→ **Task objective**
Copy the data below exactly, omitting any picture it contains.
****************
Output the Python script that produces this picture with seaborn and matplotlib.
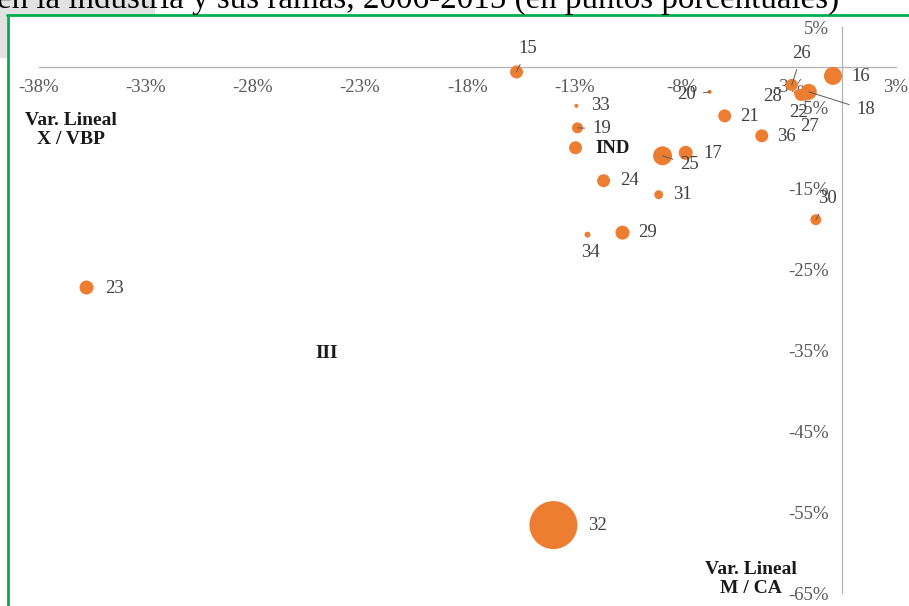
# plot.py
# Bubble chart: linear change of X/VBP vs M/CA for industry branches.

import pandas as pd
import seaborn as sns
import matplotlib.pyplot as plt
from matplotlib.lines import Line2D
from matplotlib.patches import Rectangle

# --- data (percentage points) ---
ramas = ["15", "16", "26", "18", "28", "22", "27", "20", "33", "19", "IND",
         "21", "36", "25", "17", "24", "31", "30", "29", "34", "23", "32"]
var_m_ca = [-15.2, -0.44, -2.36, -1.57, -2.13, -1.94, -1.75, -6.19, -12.41, -12.36, -12.45,
            -5.49, -3.76, -8.39, -7.31, -11.14, -8.57, -1.24, -10.26, -11.89, -35.26, -13.48]
var_x_vbp = [-0.56, -1.05, -2.16, -3.02, -3.15, -3.40, -3.52, -3.02, -4.75, -7.47, -9.94,
             -5.99, -8.46, -10.93, -10.56, -14.01, -15.74, -18.83, -20.43, -20.68, -27.22, -56.60]
peso = [42, 81, 36, 64, 9, 36, 25, 4, 4, 30, 42,
        42, 42, 90, 49, 42, 20, 30, 49, 9, 49, 576]

x_ticks = [-37.5, -32.5, -27.5, -22.5, -17.5, -12.5, -7.5, -2.5, 2.5]
x_tick_labels = ["-38%", "-33%", "-28%", "-23%", "-18%", "-13%", "-8%", "-3%", "3%"]
y_ticks = [-65, -55, -45, -35, -25, -15, -5, 5]
y_tick_labels = ["-65%", "-55%", "-45%", "-35%", "-25%", "-15%", "-5%", "5%"]

df = pd.DataFrame({"rama": ramas, "x": var_m_ca, "y": var_x_vbp, "peso": peso})

# label offsets in pixels (dx, dy) and whether a leader line is drawn
offsets = {
    "15": (11, 23, True), "16": (28, -1, False), "26": (10, 31, True),
    "18": (57, -18, True), "28": (-24, -4, False), "22": (-2, -18, False),
    "27": (5, -31, False), "20": (-23, -3, True), "33": (24, 0, False),
    "19": (24, -1, True), "IND": (37, -1, False), "21": (25, -1, False),
    "36": (25, -1, False), "25": (27, -9, True), "17": (27, -1, False),
    "24": (26, 0, False), "31": (24, 0, False), "30": (12, 21, True),
    "29": (25, 0, False), "34": (3, -18, False), "23": (28, -1, False),
    "32": (44, 0, False),
}

# --- style ---
sns.set_style("white")
plt.rcParams['font.family'] = ['Liberation Serif', 'DejaVu Serif']
grey = "#b3b3b3"
txt = "#404040"
orange = "#ED7D31"

fig = plt.figure(figsize=(9.09, 6.06), dpi=100)
ax = fig.add_axes([38.5 / 909, 13 / 606, 857.5 / 909, 566 / 606])

sns.scatterplot(data=df, x="x", y="y", size="peso", sizes=(0, 1194),
                size_norm=(0, 576), color=orange, linewidth=0, alpha=1,
                legend=False, ax=ax, zorder=3)

ax.set_xlim(-37.5, 2.5)
ax.set_ylim(-65, 5)
ax.set_xticks(x_ticks)
ax.set_xticklabels(x_tick_labels)
ax.set_yticks(y_ticks)
ax.set_yticklabels(y_tick_labels)
ax.set_xlabel("")
ax.set_ylabel("")

for s in ["top", "right"]:
    ax.spines[s].set_visible(False)
ax.spines["left"].set_position(("data", 0))
ax.spines["bottom"].set_position(("data", 0))
for s in ["left", "bottom"]:
    ax.spines[s].set_color(grey)
    ax.spines[s].set_linewidth(0.9)
ax.tick_params(axis="both", direction="out", length=4, width=0.9, color=grey,
               labelcolor="#595959", labelsize=13.5)
ax.tick_params(axis="x", pad=4)
ax.tick_params(axis="y", pad=6)
ax.patch.set_alpha(0)

# data labels
for r, xv, yv in zip(ramas, var_m_ca, var_x_vbp):
    dx, dy, lead = offsets[r]
    ax.annotate(r, xy=(xv, yv), xytext=(dx, dy), textcoords="offset pixels",
                ha="center", va="center", fontsize=13.5, color=txt if r != "IND" else "#1a1a1a",
                fontweight="bold" if r == "IND" else "normal", zorder=4,
                arrowprops=dict(arrowstyle="-", color="#595959", lw=0.7,
                                shrinkA=3, shrinkB=0) if lead else None)

# quadrant / axis annotations
ax.text(-24.04, -35.4, "III", ha="center", va="center", fontsize=14,
        fontweight="bold", color="#1a1a1a")
ax.text(-36.0, -7.7, "Var. Lineal\nX / VBP", ha="center", va="center",
        fontsize=14, fontweight="bold", color="#1a1a1a", linespacing=1.15)
ax.text(-4.28, -63.3, "Var. Lineal\nM / CA", ha="center", va="center",
        fontsize=14, fontweight="bold", color="#1a1a1a", linespacing=1.15)

# page decorations: shadow, clipped title, green frame
fig.add_artist(Rectangle((0, 1 - 15 / 606), 155 / 909, 15 / 606, transform=fig.transFigure,
                         color="#e2e2e2", lw=0, zorder=0))
fig.add_artist(Rectangle((0, 1 - 58 / 606), 7 / 909, 43 / 606, transform=fig.transFigure,
                         color="#e2e2e2", lw=0, zorder=0))
fig.text(-3 / 909, 1 - 8 / 606, "en la industria y sus ramas, 2006-2015 (en puntos porcentuales)",
         ha="left", va="baseline", fontsize=23.8, color="#000000")
fig.add_artist(Line2D([7 / 909, 1], [1 - 15 / 606, 1 - 15 / 606], transform=fig.transFigure,
                      color="#00B050", lw=2))
fig.add_artist(Line2D([8 / 909, 8 / 909], [0, 1 - 15 / 606], transform=fig.transFigure,
                      color="#00B050", lw=2))

plt.savefig("out.png", dpi=100)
****************
→ **The solution**
Output the Python script that produces this picture with seaborn and matplotlib.
# plot.py
# Bubble chart: linear change of X/VBP vs M/CA for industry branches.

import pandas as pd
import seaborn as sns
import matplotlib.pyplot as plt
from matplotlib.lines import Line2D
from matplotlib.patches import Rectangle

# --- data (percentage points) ---
ramas = ["15", "16", "26", "18", "28", "22", "27", "20", "33", "19", "IND",
         "21", "36", "25", "17", "24", "31", "30", "29", "34", "23", "32"]
var_m_ca = [-15.2, -0.44, -2.36, -1.57, -2.13, -1.94, -1.75, -6.19, -12.41, -12.36, -12.45,
            -5.49, -3.76, -8.39, -7.31, -11.14, -8.57, -1.24, -10.26, -11.89, -35.26, -13.48]
var_x_vbp = [-0.56, -1.05, -2.16, -3.02, -3.15, -3.40, -3.52, -3.02, -4.75, -7.47, -9.94,
             -5.99, -8.46, -10.93, -10.56, -14.01, -15.74, -18.83, -20.43, -20.68, -27.22, -56.60]
peso = [42, 81, 36, 64, 9, 36, 25, 4, 4, 30, 42,
        42, 42, 90, 49, 42, 20, 30, 49, 9, 49, 576]

x_ticks = [-37.5, -32.5, -27.5, -22.5, -17.5, -12.5, -7.5, -2.5, 2.5]
x_tick_labels = ["-38%", "-33%", "-28%", "-23%", "-18%", "-13%", "-8%", "-3%", "3%"]
y_ticks = [-65, -55, -45, -35, -25, -15, -5, 5]
y_tick_labels = ["-65%", "-55%", "-45%", "-35%", "-25%", "-15%", "-5%", "5%"]

df = pd.DataFrame({"rama": ramas, "x": var_m_ca, "y": var_x_vbp, "peso": peso})

# label offsets in pixels (dx, dy) and whether a leader line is drawn
offsets = {
    "15": (11, 23, True), "16": (28, -1, False), "26": (10, 31, True),
    "18": (57, -18, True), "28": (-24, -4, False), "22": (-2, -18, False),
    "27": (5, -31, False), "20": (-23, -3, True), "33": (24, 0, False),
    "19": (24, -1, True), "IND": (37, -1, False), "21": (25, -1, False),
    "36": (25, -1, False), "25": (27, -9, True), "17": (27, -1, False),
    "24": (26, 0, False), "31": (24, 0, False), "30": (12, 21, True),
    "29": (25, 0, False), "34": (3, -18, False), "23": (28, -1, False),
    "32": (44, 0, False),
}

# --- style ---
sns.set_style("white")
plt.rcParams['font.family'] = ['Liberation Serif', 'DejaVu Serif']
grey = "#b3b3b3"
txt = "#404040"
orange = "#ED7D31"

fig = plt.figure(figsize=(9.09, 6.06), dpi=100)
ax = fig.add_axes([38.5 / 909, 13 / 606, 857.5 / 909, 566 / 606])

sns.scatterplot(data=df, x="x", y="y", size="peso", sizes=(0, 1194),
                size_norm=(0, 576), color=orange, linewidth=0, alpha=1,
                legend=False, ax=ax, zorder=3)

ax.set_xlim(-37.5, 2.5)
ax.set_ylim(-65, 5)
ax.set_xticks(x_ticks)
ax.set_xticklabels(x_tick_labels)
ax.set_yticks(y_ticks)
ax.set_yticklabels(y_tick_labels)
ax.set_xlabel("")
ax.set_ylabel("")

for s in ["top", "right"]:
    ax.spines[s].set_visible(False)
ax.spines["left"].set_position(("data", 0))
ax.spines["bottom"].set_position(("data", 0))
for s in ["left", "bottom"]:
    ax.spines[s].set_color(grey)
    ax.spines[s].set_linewidth(0.9)
ax.tick_params(axis="both", direction="out", length=4, width=0.9, color=grey,
               labelcolor="#595959", labelsize=13.5)
ax.tick_params(axis="x", pad=4)
ax.tick_params(axis="y", pad=6)
ax.patch.set_alpha(0)

# data labels
for r, xv, yv in zip(ramas, var_m_ca, var_x_vbp):
    dx, dy, lead = offsets[r]
    ax.annotate(r, xy=(xv, yv), xytext=(dx, dy), textcoords="offset pixels",
                ha="center", va="center", fontsize=13.5, color=txt if r != "IND" else "#1a1a1a",
                fontweight="bold" if r == "IND" else "normal", zorder=4,
                arrowprops=dict(arrowstyle="-", color="#595959", lw=0.7,
                                shrinkA=3, shrinkB=0) if lead else None)

# quadrant / axis annotations
ax.text(-24.04, -35.4, "III", ha="center", va="center", fontsize=14,
        fontweight="bold", color="#1a1a1a")
ax.text(-36.0, -7.7, "Var. Lineal\nX / VBP", ha="center", va="center",
        fontsize=14, fontweight="bold", color="#1a1a1a", linespacing=1.15)
ax.text(-4.28, -63.3, "Var. Lineal\nM / CA", ha="center", va="center",
        fontsize=14, fontweight="bold", color="#1a1a1a", linespacing=1.15)

# page decorations: shadow, clipped title, green frame
fig.add_artist(Rectangle((0, 1 - 15 / 606), 155 / 909, 15 / 606, transform=fig.transFigure,
                         color="#e2e2e2", lw=0, zorder=0))
fig.add_artist(Rectangle((0, 1 - 58 / 606), 7 / 909, 43 / 606, transform=fig.transFigure,
                         color="#e2e2e2", lw=0, zorder=0))
fig.text(-3 / 909, 1 - 8 / 606, "en la industria y sus ramas, 2006-2015 (en puntos porcentuales)",
         ha="left", va="baseline", fontsize=23.8, color="#000000")
fig.add_artist(Line2D([7 / 909, 1], [1 - 15 / 606, 1 - 15 / 606], transform=fig.transFigure,
                      color="#00B050", lw=2))
fig.add_artist(Line2D([8 / 909, 8 / 909], [0, 1 - 15 / 606], transform=fig.transFigure,
                      color="#00B050", lw=2))

plt.savefig("out.png", dpi=100)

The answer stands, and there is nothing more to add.